By Michael Hurley, CBS Boston

BOSTON (CBS) — Through four games of the Eastern Conference finals — and with the two most recent contests taking place in Cleveland — the Celtics may be growing a little frustrated with the treatment LeBron James gets from the referees.

James has been, by far, the best player in the series for either team. He’s averaged 32 points, 6.8 rebounds and 9.0 assists, and he’s also gone to the free-throw line just a tick under 10 times per game. It’s that last part that might be wearing on some of the Celtics who have been tasked with guarding James.

“Tough. It’s tough,” Marcus Morris told reporters after Game 4, which Cleveland won 111-102. “You know, you’re already playing against arguably the best player in the league. So when you can’t even be like a little bit physical, it’s tough to guard him. You can’t do anything. It’s like foul after foul after foul. At the same time, guys want to play, so it’s like we almost gotta give up baskets.”

The calls in this game weren’t particularly lopsided — 26 called against Boston, 23 against Cleveland, including five on Kevin Love — but Morris’ frustration can be understood after he was called for an offensive foul which left the basketball world scratching its collective head.

In the third quarter alone, 17 total fouls were called, which worked to create a choppy game as the Celtics were trying to mount a comeback.

“Who had 17 fouls? Between the two teams? Is that an Eastern Conference final high for a quarter?” Morris asked reporters. And when a reporter said it felt like the third quarter took an hour to play, Morris agreed: “Yeah. Felt like it.”

Morris was one of three Celtics who were assessed five fouls each in Game 4, a group that included Marcus Smart and Jaylen Brown. Smart offered a comment that was nearly identical to Morris’.

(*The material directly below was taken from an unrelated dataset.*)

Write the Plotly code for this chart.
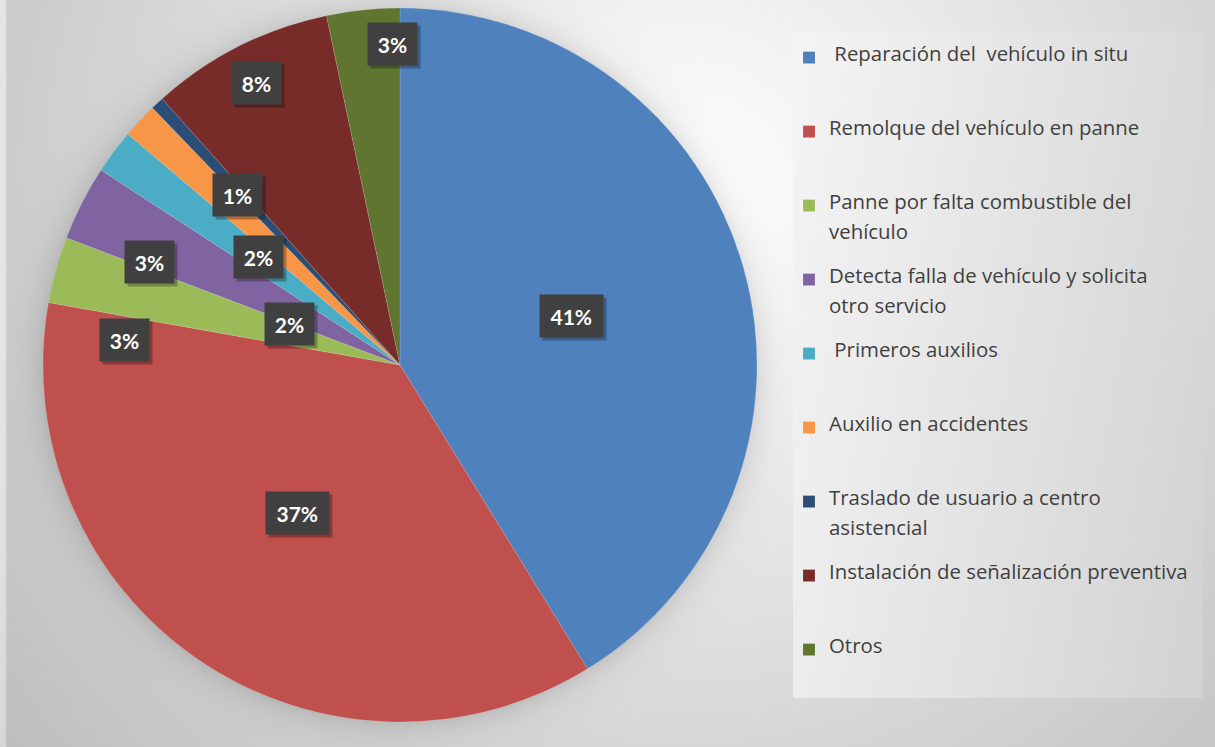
import base64
import struct
import zlib

import numpy as np
import plotly.graph_objects as go

# ---------------- data ----------------
categories = [
    "\u00a0Reparación del\u00a0 vehículo in situ",
    "Remolque del vehículo en panne",
    "Panne por falta combustible del<br>vehículo",
    "Detecta falla de vehículo y solicita<br>otro servicio",
    "\u00a0Primeros auxilios",
    "Auxilio en accidentes",
    "Traslado de usuario a centro<br>asistencial",
    "Instalación de señalización preventiva",
    "Otros",
]
values = [41.2, 36.6, 3.0, 3.4, 2.0, 1.6, 0.6, 8.3, 3.3]

# ---------------- style ----------------
colors = ["#4F81BD", "#C0504D", "#9BBB59", "#8064A2", "#4BACC6",
          "#F79646", "#2C4D75", "#772C2A", "#5F7530"]
# data-label placement (fraction of radius, angular shift in degrees)
label_r = [0.50, 0.505, 0.776, 0.76, 0.498, 0.329, 0.658, 0.886, 0.90]
label_shift = [0.0, 0.6, -10.3, -4.6, 0.7, -22.8, -0.8, -0.2, 4.6]

W, H = 1215, 747
CX, CY, R = 400.0, 365.0, 357.0  # pie centre / radius in px
LEG_TXT = "font-size:20.4px"
LEG_SLOTS = 7          # legend sub-lines per entry (text uses slots 1 and 4)
ROW_PX = 74.0          # distance between legend rows in the reference
LEG_FONT = (ROW_PX - 3) / (LEG_SLOTS * 1.3)


def png_uri(gray):
    h, w = gray.shape
    raw = b"".join(b"\x00" + gray[i].tobytes() for i in range(h))

    def chunk(t, data):
        c = struct.pack(">I", len(data)) + t + data
        return c + struct.pack(">I", zlib.crc32(t + data) & 0xFFFFFFFF)

    png = (b"\x89PNG\r\n\x1a\n"
           + chunk(b"IHDR", struct.pack(">IIBBBBB", w, h, 8, 0, 0, 0, 0))
           + chunk(b"IDAT", zlib.compress(raw, 9))
           + chunk(b"IEND", b""))
    return "data:image/png;base64," + base64.b64encode(png).decode()


# background radial gradient with soft pie shadow
bh, bw = H // 2, W // 2
yy, xx = np.mgrid[0:bh, 0:bw]
px = (xx + 0.5) * W / bw
py = (yy + 0.5) * H / bh
d = np.sqrt((px - 680) ** 2 + (py - 200) ** 2)
bg = 257 - 0.077 * d
dp = np.sqrt((px - CX) ** 2 + (py - CY) ** 2) - R
shade = np.where(dp > -4, 24 * np.exp(-np.clip(dp, 0, None) / 14.0), 0)
bg = bg - shade
bg = np.where(px < 7, bg + 26, bg)
bg = np.clip(bg, 0, 252).astype(np.uint8)

# legend box gradient
LX0, LX1, LY0, LY1 = 793, 1203, 32, 698
lh, lw = (LY1 - LY0) // 2, (LX1 - LX0) // 2
yy2, xx2 = np.mgrid[0:lh, 0:lw]
lpx = LX0 + (xx2 + 0.5) * (LX1 - LX0) / lw
lpy = LY0 + (yy2 + 0.5) * (LY1 - LY0) / lh
lg = 245 - 0.065 * (lpx - LX0) - 0.012 * (lpy - LY0)
lg = np.clip(lg, 0, 255).astype(np.uint8)

# ---------------- figure ----------------
# each legend entry is built from small sub-lines so rows are evenly spaced
# and a wrapped second line sits ~30 px under the first
legend_names = []
for c in categories:
    parts = c.split("<br>")
    slots = ["\u00a0"] * LEG_SLOTS
    slots[0] = f"<span style='{LEG_TXT}'>{parts[0]}</span>"
    if len(parts) > 1:
        slots[3] = f"<span style='{LEG_TXT}'>{parts[1]}</span>"
    legend_names.append("<br>".join(slots))

fig = go.Figure()
fig.add_trace(go.Pie(
    labels=legend_names,
    values=values,
    sort=False,
    direction="clockwise",
    rotation=0,
    marker=dict(colors=colors, line=dict(color="rgba(255,255,255,0.25)", width=0.5)),
    textinfo="none",
    hoverinfo="percent",
    domain=dict(x=[(CX - R) / W, (CX + R) / W], y=[1 - (CY + R) / H, 1 - (CY - R) / H]),
))

# data labels computed from the values
total = sum(values)
cum = 0.0
shadows, labels_ann = [], []
for i, v in enumerate(values):
    mid = (cum + v / 2) / total * 360.0
    cum += v
    ang = np.radians(mid + label_shift[i])
    lx = CX + R * label_r[i] * np.sin(ang)
    ly = CY - R * label_r[i] * np.cos(ang)
    pct = f"{round(v / total * 100)}%"
    box_w = 13.5 * len(pct) + 2
    common = dict(x=lx / W, y=1 - ly / H, xref="paper", yref="paper",
                  showarrow=False, xanchor="center", yanchor="middle",
                  borderpad=10, height=22, width=box_w)
    shadows.append(dict(text="\u00a0", xshift=3, yshift=-3,
                        font=dict(family="Lato", size=21),
                        bgcolor="rgba(0,0,0,0.28)", **common))
    labels_ann.append(dict(text=f"<b>{pct}</b>",
                           font=dict(family="Lato", size=21, color="white"),
                           bgcolor="#404040", **common))

fig.update_layout(
    width=W, height=H,
    margin=dict(l=0, r=0, t=0, b=0),
    paper_bgcolor="#d9d9d9",
    plot_bgcolor="rgba(0,0,0,0)",
    showlegend=True,
    legend=dict(
        x=789 / W, y=1 - 46 / H, xanchor="left", yanchor="top",
        bgcolor="rgba(0,0,0,0)",
        font=dict(family="Open Sans", size=LEG_FONT, color="#404040"),
        valign="top",
        itemwidth=30,
        traceorder="normal",
    ),
    images=[
        dict(source=png_uri(bg), xref="paper", yref="paper", x=0, y=1,
             sizex=1, sizey=1, sizing="stretch", xanchor="left", yanchor="top",
             layer="below"),
        dict(source=png_uri(lg), xref="paper", yref="paper", x=LX0 / W, y=1 - LY0 / H,
             sizex=(LX1 - LX0) / W, sizey=(LY1 - LY0) / H, sizing="stretch",
             xanchor="left", yanchor="top", layer="below"),
    ],
    annotations=shadows + labels_ann,
)

fig.write_html(
    "out.html",
    config={"displayModeBar": False},
    post_script="document.body.style.margin='0';document.body.style.overflow='hidden';",
)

“Yeah it was hard,” Smart told reporters. “We had a lot of guys in foul trouble, so it was kind of hard to play defense, because nobody really wanted to get called for another foul and foul out the game. So it’s kind of hard to play defense when you’re scared, because you know you don’t want to get called because of foul trouble. That played a little part.”

Smart did exude some confidence in the job he did defensively on James.

“I did,” Smart said when asked if he requested to guard LeBron in the fourth quarter. “I mean, you know, our job is to make it as hard as possible for him. I felt like I could do that. You saw it — he didn’t even want to bring the ball up against me to save energy, which we expected. So I just tried to make it as hard as I could for him.”

But on the officiating, Smart also said: “They hit their shots, they executed, we didn’t. But foul trouble definitely was a big key. It was hard to really play. I think any player will tell you that when you’re in foul trouble and when you’re scared of getting in foul trouble, it’s hard to go out there and play.”

The comments are not far off from what Jaylen Brown said after Game 3. In that game — which the Cavaliers won by 30 points — Brown was assessed five fouls. He, too, shared some frustration with the treatment of James by the officials.

“That was key, for me, it took me out of rhythm with the early fouls,” Brown said after the Game 3 loss. “I expected it to be like that, they’re at home, that’s how it goes typically. Trying to guard LeBron James, it’s hard to touch him and stop him without touching him. So the early fouls kind of took me out of rhythm but that’s no excuse to not be aggressive. I’ve got to come out and be better next game.”

Brown did do a better job in Game 4, upping his point total from 10 in Game 3 to 25 in Game 4, while also grabbing six rebounds. But overall, the task of containing LeBron James was too tall for the Celtics as a team in their two games in Cleveland.

The officials may have given the star treatment to the game’s best player at times, but the frustration among the players is something that’s going to have to also be contained if the Celtics are to regain the advantage in this series. That’s a mind-set that’s going to have to come from their coach, who himself didn’t have a single word of criticism toward the referees after the Game 4 loss.

“Never — you won’t hear me complain about officials,” Brad Stevens said late Monday night. “They have a really hard job, and they do a tremendous job — night in, night out. I’ve got nothing bad to say. Nothing but good things.”